◆ Instructions to follow ◆
Pictures stay out of this copy, which runs from the first line of the material through the line containing "plt.rcParams['font.family'] = ['Liberation".

..............................

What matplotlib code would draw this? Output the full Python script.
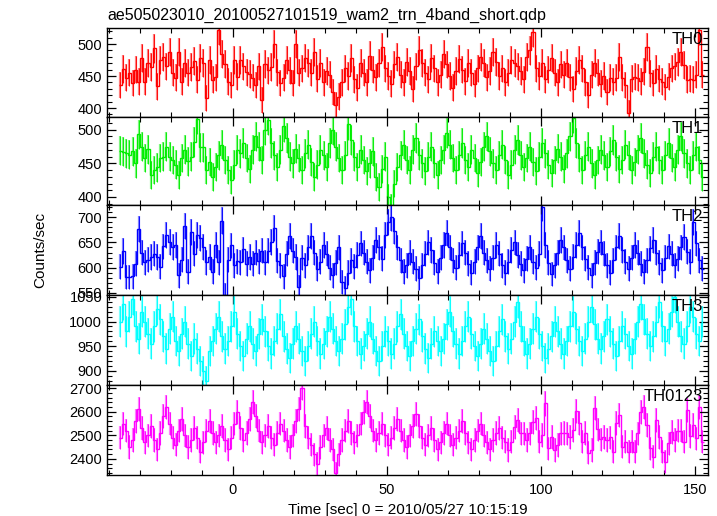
import numpy as np
import matplotlib
matplotlib.use("Agg")
import matplotlib.pyplot as plt
from matplotlib.ticker import MultipleLocator

plt.rcParams['font.family'] = ['Liberation Sans', 'DejaVu Sans']

title = "ae505023010_20100527101519_wam2_trn_4band_short.qdp"
xlabel = "Time [sec] 0 = 2010/05/27 10:15:19"
ylabel = "Counts/sec"
panel_names = ["TH0", "TH1", "TH2", "TH3", "TH0123"]
colors = ["#ff0000", "#00ee00", "#0000ff", "#00ffff", "#ff00ff"]

t_start = -36.5
bin_width = 1.0

th0 = [
    436, 461, 447, 455, 439, 460, 441, 478, 441, 470,
    464, 493, 434, 475, 480, 465, 488, 455, 447, 488,
    441, 470, 455, 464, 473, 444, 478, 470, 415, 475,
    444, 448, 522, 485, 469, 441, 436, 475, 449, 475,
    465, 456, 453, 447, 436, 465, 413, 469, 459, 464,
    500, 456, 439, 447, 475, 459, 439, 500, 455, 462,
    478, 470, 455, 488, 446, 470, 440, 458, 452, 425,
    405, 418, 440, 462, 450, 478, 445, 432, 470, 455,
    440, 482, 460, 448, 470, 495, 462, 450, 438, 468,
    480, 452, 440, 472, 458, 430, 465, 490, 470, 455,
    445, 478, 462, 440, 452, 485, 468, 450, 432, 458,
    476, 460, 442, 470, 455, 438, 462, 480, 470, 448,
    458, 488, 472, 450, 462, 440, 455, 475, 470, 465,
    458, 445, 480, 490, 518, 462, 450, 470, 445, 460,
    478, 455, 440, 468, 452, 470, 448, 430, 458, 475,
    462, 440, 420, 452, 470, 455, 438, 450,
    425, 447, 441, 447, 479, 447, 436, 392, 446, 449,
    447, 442, 457, 495, 454, 439, 461, 446, 441, 433,
    449, 462, 465, 472, 487, 467, 444, 446, 444, 452,
    522, 452,
]

th1 = [
    469, 467, 465, 463, 468, 450, 493, 475, 458, 471,
    433, 440, 444, 458, 460, 475, 460, 455, 448, 433,
    458, 470, 453, 460, 482, 516, 474, 474, 440,
    452, 430, 445, 462, 478, 455, 440, 425, 448, 470,
    465, 480, 458, 442, 470, 490, 475, 455, 500, 515,
    480, 462, 445, 470, 505, 488, 460, 450, 472, 458,
    440, 465, 478, 452, 430, 448, 470, 462, 445, 480,
    500, 475, 458, 440, 462, 508, 485, 460, 445, 470,
    455, 438, 450, 468, 430, 415, 442, 460, 400, 385,
    420, 445, 462, 478, 455, 440, 470, 488, 462, 450,
    438, 460, 475, 450, 432, 455, 470, 495, 478, 458,
    440, 462, 480, 455, 445, 470, 458, 436, 452, 475,
    490, 468, 450, 440, 462, 478, 455, 432, 448, 470,
    485, 462, 445, 458, 475, 452, 438, 460, 480, 465,
    448, 435, 455, 472, 460, 442, 465, 490, 518, 480,
    458, 440, 462, 475, 450, 432, 455, 470, 462, 445,
    468, 485, 460, 442, 455, 478, 462, 440, 452, 470,
    488, 465, 448, 435, 460, 475, 455, 440, 462, 480,
    458, 445, 470, 490, 465, 450, 440, 462, 475, 455,
    430,
]

th2 = [
    602, 633, 582, 582, 583, 608, 677, 630, 611, 616,
    621, 628, 621, 602, 642, 664, 651, 641, 645,
    585, 616, 683, 592, 670, 628, 664, 659, 641, 611,
    621, 592, 645, 611, 693, 546, 616, 644, 605, 613,
    611, 636, 608, 621, 608, 630, 613, 634, 611, 634,
    651, 679, 614, 605, 583, 628, 663, 634, 621, 562,
    620, 605, 640, 662, 630, 598, 612, 645, 628, 600,
    585, 610, 640, 572, 560, 590, 615, 602, 625, 648,
    630, 612, 595, 620, 655, 640, 618, 665, 690, 700,
    672, 640, 615, 592, 605, 630, 612, 598, 580, 605,
    628, 650, 635, 610, 592, 620, 645, 668, 640, 615,
    600, 625, 648, 630, 608, 590, 612, 640, 662, 630,
    615, 598, 620, 645, 628, 605, 590, 612, 635, 650,
    625, 608, 595, 618, 640, 612, 600, 628, 720, 645,
    610, 588, 605, 630, 655, 640, 615, 598, 622, 645,
    668, 640, 618, 600, 585, 610, 632, 650, 628, 605,
    590, 615, 640, 662, 635, 612, 598, 620, 645, 630,
    608, 592, 615, 638, 655, 630, 610, 595, 620, 642,
    628, 605, 618, 640, 660, 632, 612, 690, 648, 615,
    598,
]

th3 = [
    1000, 1035, 980, 1010, 1045, 990, 965, 1020, 1000, 975,
    955, 990, 1025, 1005, 970, 945, 985, 1010, 960, 940,
    975, 1000, 955, 930, 965, 945, 920, 900, 880, 940,
    960, 985, 1010, 970, 945, 960, 990, 1020, 975, 950,
    930, 965, 990, 955, 940, 975, 1005, 980, 950, 935,
    960, 985, 1015, 970, 945, 925, 955, 990, 965, 940,
    920, 950, 975, 1000, 960, 935, 955, 980, 1010, 985,
    960, 940, 965, 995, 1030, 1045, 990, 960, 935, 950,
    975, 1000, 965, 940, 920, 950, 980, 960, 935, 955,
    990, 1015, 975, 950, 930, 960, 985, 1005, 970, 945,
    925, 955, 980, 960, 940, 965, 995, 1020, 980, 955,
    935, 960, 990, 1010, 975, 950, 930, 955, 985, 965,
    940, 920, 950, 980, 1005, 970, 945, 965, 1000, 1040,
    990, 960, 935, 955, 985, 1010, 975, 950, 925, 945,
    970, 1000, 980, 955, 935, 960, 990, 1020, 985, 960,
    940, 965, 1000, 1030, 995, 965, 945, 970, 1005, 980,
    955, 930, 960, 990, 975, 950, 935, 965, 1000, 1035,
    1005, 975, 950, 970, 1000, 1040, 990, 960, 985, 1020,
    1050, 1000, 970, 955, 990, 1030, 1010, 975, 960, 1000,
]

th0123 = [
    2490, 2550, 2520, 2450, 2480, 2560, 2610, 2530, 2470, 2500,
    2540, 2480, 2440, 2510, 2580, 2620, 2550, 2490, 2460, 2520,
    2570, 2500, 2450, 2480, 2530, 2490, 2430, 2470, 2520, 2560,
    2510, 2470, 2500, 2540, 2480, 2440, 2490, 2550, 2600, 2530,
    2480, 2510, 2570, 2640, 2580, 2520, 2470, 2500, 2540, 2490,
    2460, 2510, 2550, 2520, 2480, 2450, 2500, 2560, 2610, 2700,
    2540, 2490, 2460, 2420, 2380, 2450, 2500, 2530, 2480, 2440,
    2340, 2420, 2480, 2520, 2560, 2510, 2470, 2500, 2550, 2600,
    2640, 2580, 2520, 2480, 2510, 2550, 2500, 2460, 2490, 2530,
    2570, 2520, 2480, 2450, 2500, 2540, 2590, 2540, 2490, 2460,
    2500, 2530, 2480, 2440, 2470, 2510, 2550, 2500, 2460, 2490,
    2520, 2560, 2510, 2470, 2440, 2480, 2520, 2550, 2500, 2470,
    2440, 2480, 2510, 2530, 2490,
    2473, 2438, 2473, 2536, 2565, 2508, 2508, 2480, 2508, 2557,
    2572, 2473, 2501, 2635, 2445, 2494, 2438, 2459, 2508, 2510,
    2508, 2494, 2522, 2604, 2551, 2473, 2510, 2427, 2438,
    2614, 2525, 2483, 2494, 2480, 2491, 2431, 2551, 2586, 2452,
    2473, 2431, 2473, 2431, 2508, 2597, 2621, 2543, 2445, 2410,
    2565, 2494, 2431, 2389, 2466, 2515, 2480, 2520, 2520, 2473,
    2607, 2497, 2543, 2487, 2621, 2473,
]

series = [th0, th1, th2, th3, th0123]
ylims = [(386, 525), (388, 519), (546, 724), (871, 1054), (2332, 2713)]
ymajor = [50, 50, 50, 50, 100]
yminor = [10, 10, 10, 10, 20]
xlim = (-40.8, 154.3)

W, H = 717, 516
fig = plt.figure(figsize=(W / 100, H / 100), dpi=100)
edges_px = [28, 117, 205, 295, 385, 475]
left_px, right_px = 107, 708

axes = []
for i, (vals, col) in enumerate(zip(series, colors)):
    top, bot = edges_px[i], edges_px[i + 1]
    ax = fig.add_axes([left_px / W, 1 - bot / H, (right_px - left_px) / W, (bot - top) / H])
    axes.append(ax)
    v = np.asarray(vals, dtype=float)
    t = t_start + bin_width * np.arange(len(v))
    err = np.sqrt(v * bin_width) / bin_width
    ax.vlines(t, v - err, v + err, color=col, lw=1.6, alpha=0.5)
    ax.vlines(t, v - err, v + err, color=col, lw=0.7, alpha=0.9)
    te = np.concatenate([[t[0] - bin_width / 2], t + bin_width / 2])
    ax.stairs(v, te, color=col, lw=1.0, baseline=None)
    ax.set_xlim(*xlim)
    ax.set_ylim(*ylims[i])
    ax.yaxis.set_major_locator(MultipleLocator(ymajor[i]))
    ax.yaxis.set_minor_locator(MultipleLocator(yminor[i]))
    ax.xaxis.set_major_locator(MultipleLocator(50))
    ax.xaxis.set_minor_locator(MultipleLocator(10))
    ax.tick_params(which='both', direction='in', top=True, right=True, colors='black', labelsize=10.5)
    ax.tick_params(which='major', length=6.5, width=0.9)
    ax.tick_params(which='minor', length=3.5, width=0.8)
    ax.tick_params(axis='x', which='major', pad=6)
    for s in ax.spines.values():
        s.set_linewidth(1.0)
    ax.text(0.992, 0.96, panel_names[i], transform=ax.transAxes, ha='right', va='top', fontsize=12)
    if i < 4:
        ax.tick_params(labelbottom=False)

axes[-1].set_xlabel(xlabel, fontsize=11, labelpad=4)
fig.text(left_px / W, 1 - 20 / H, title, ha='left', va='baseline', fontsize=11.5)
fig.text(40 / W, 1 - 250 / H, ylabel, rotation=90, ha='center', va='center', fontsize=11)

fig.savefig("out.png", dpi=100)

..............................

◆ Exercise answer ◆
What matplotlib code would draw this? Output the full Python script.
import numpy as np
import matplotlib
matplotlib.use("Agg")
import matplotlib.pyplot as plt
from matplotlib.ticker import MultipleLocator

plt.rcParams['font.family'] = ['Liberation Sans', 'DejaVu Sans']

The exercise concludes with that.